Tracey’s Story

My story is one that started as a young girl. I did not lose my dad to illness, but choice — I still remember the day I knelt in my parents room, crying and praying to God for a new family. I was around 6 years old at the time. I am now 29 and my parents are still unhappily married.
My dad was always home, but was never involved with me or my younger sister. He kept to himself and stayed in his bedroom. Any time he was needed to drive me anywhere, he told me I was a burden. It didn’t take long for me to observe the dads that other kids had, or my cousins even. I was angry and jealous that I didn’t have a dad to hold and comfort me, or even just talk to. I was also angry that my mom didn’t have anyone to help her with shopping, appointments, etc.
My sister and I have both seen therapists or counselors most of our adult lives, both of us having uncontrollable anxiety and depression. I have a lot of college completed, but no degree yet. I always seem to get too involved with a guy during school and turn my attention on making him happy instead of focusing on school.

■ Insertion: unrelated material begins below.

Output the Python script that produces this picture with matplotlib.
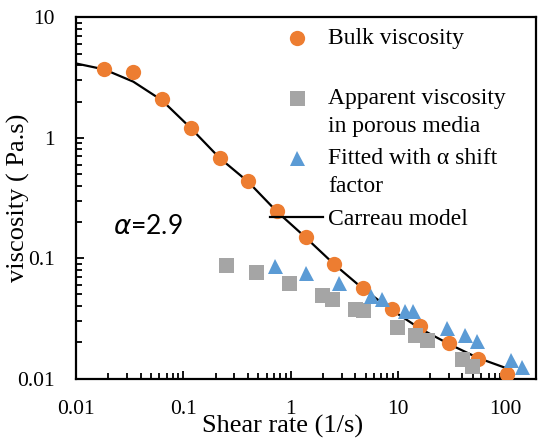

I have been in several long-term relationships, always turning out to be unhealthy. I have always wanted to be that perfect bride for that special someone. I would take such great care of him and be the provider, he would just have to love me. I’m still to this day desperate to be married, too desperate apparently. From these relationships, I have three young boys. My oldest just turned 6, the youngest 2. Now, not only am I desperate for a sense of security for me, but my boys do not have a stable male figure in their life. The one thing I wanted in life was to make sure my children had a strong, positive dad that would always be there for them. I have failed them. I know I can raise them, but it’s a struggle every day. Their dads are still alive, choosing something else over them. It breaks my heart.
I recently found a great counselor that, in just a short time, has really helped me find clarity in myself. That is how I came across this movement. Now that I can identify some of my behaviors, I was curious if growing up without my dad has an effect on anything. Boy was I surprised to find all this research and these other women fighting the same battles as me! I am really hoping to find more clarity and ways to make better choices with the help of the research and experiences from the women in The Fatherless Daughter Movement.